[TASK]
Word for word, quote all of the material, omitting the pictures.

....

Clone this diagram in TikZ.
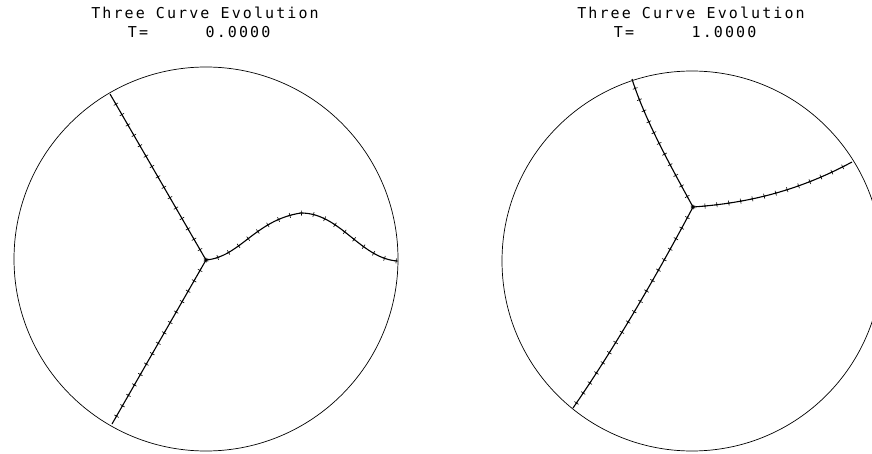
\documentclass[tikz,border=0pt]{standalone}
\usepackage{fontspec}
\setmonofont[LetterSpace=14]{DejaVu Sans Mono}
\usetikzlibrary{decorations.markings}

\tikzset{
  rim/.style={line width=0.7pt},
  crossed/.style={line width=1.1pt, postaction={decorate},
    decoration={markings, mark=between positions 0 and 1 step 12pt with
      {\draw[line width=0.6pt] (-2pt,0) -- (2pt,0) (0,-2.5pt) -- (0,2.5pt);}}},
  label/.style={font=\fontsize{15}{15}\selectfont\ttfamily, inner sep=0pt}
}

\begin{document}
\begin{tikzpicture}[x=1pt,y=-1pt]
  \useasboundingbox (0,0) rectangle (872,454);
  \clip (0,0) rectangle (872,454);

  % Titles
  \node[label] (titleA) at (205,13) {Three Curve Evolution};
  \node[label] (tA) at (138,32) {T=};
  \node[label] (valA) at (238,32) {0.0000};
  \node[label] (titleB) at (691,13) {Three Curve Evolution};
  \node[label] (tB) at (624,32) {T=};
  \node[label] (valB) at (724,32) {1.0000};

  % Left disc, T = 0
  \draw[rim] (206,259) circle (192);
  \coordinate (J1) at (206,260);
  \coordinate (A1) at (110,94);
  \coordinate (B1) at (112,424);
  \coordinate (P1) at (301,213);
  \coordinate (C1) at (397,261);
  \draw[crossed] (J1) -- (A1);
  \draw[crossed] (J1) -- (B1);
  \draw[crossed] (J1) .. controls (240,257) and (255,220) .. (P1)
    .. controls (340,213) and (360,258) .. (C1);

  % Right disc, T = 1
  \draw[rim] (692,261) circle (190);
  \coordinate (J2) at (693,207);
  \coordinate (A2) at (632,79);
  \coordinate (B2) at (573,408);
  \coordinate (C2) at (852,162);
  \draw[crossed] (J2) .. controls (670,165) and (645,120) .. (A2);
  \draw[crossed] (J2) .. controls (750,203) and (800,190) .. (C2);
  \draw[crossed] (J2) .. controls (665,260) and (620,340) .. (B2);
\end{tikzpicture}
\end{document}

....

[WRITTEN RESPONSE]
Clone this diagram in TikZ.
\documentclass[tikz,border=0pt]{standalone}
\usepackage{fontspec}
\setmonofont[LetterSpace=14]{DejaVu Sans Mono}
\usetikzlibrary{decorations.markings}

\tikzset{
  rim/.style={line width=0.7pt},
  crossed/.style={line width=1.1pt, postaction={decorate},
    decoration={markings, mark=between positions 0 and 1 step 12pt with
      {\draw[line width=0.6pt] (-2pt,0) -- (2pt,0) (0,-2.5pt) -- (0,2.5pt);}}},
  label/.style={font=\fontsize{15}{15}\selectfont\ttfamily, inner sep=0pt}
}

\begin{document}
\begin{tikzpicture}[x=1pt,y=-1pt]
  \useasboundingbox (0,0) rectangle (872,454);
  \clip (0,0) rectangle (872,454);

  % Titles
  \node[label] (titleA) at (205,13) {Three Curve Evolution};
  \node[label] (tA) at (138,32) {T=};
  \node[label] (valA) at (238,32) {0.0000};
  \node[label] (titleB) at (691,13) {Three Curve Evolution};
  \node[label] (tB) at (624,32) {T=};
  \node[label] (valB) at (724,32) {1.0000};

  % Left disc, T = 0
  \draw[rim] (206,259) circle (192);
  \coordinate (J1) at (206,260);
  \coordinate (A1) at (110,94);
  \coordinate (B1) at (112,424);
  \coordinate (P1) at (301,213);
  \coordinate (C1) at (397,261);
  \draw[crossed] (J1) -- (A1);
  \draw[crossed] (J1) -- (B1);
  \draw[crossed] (J1) .. controls (240,257) and (255,220) .. (P1)
    .. controls (340,213) and (360,258) .. (C1);

  % Right disc, T = 1
  \draw[rim] (692,261) circle (190);
  \coordinate (J2) at (693,207);
  \coordinate (A2) at (632,79);
  \coordinate (B2) at (573,408);
  \coordinate (C2) at (852,162);
  \draw[crossed] (J2) .. controls (670,165) and (645,120) .. (A2);
  \draw[crossed] (J2) .. controls (750,203) and (800,190) .. (C2);
  \draw[crossed] (J2) .. controls (665,260) and (620,340) .. (B2);
\end{tikzpicture}
\end{document}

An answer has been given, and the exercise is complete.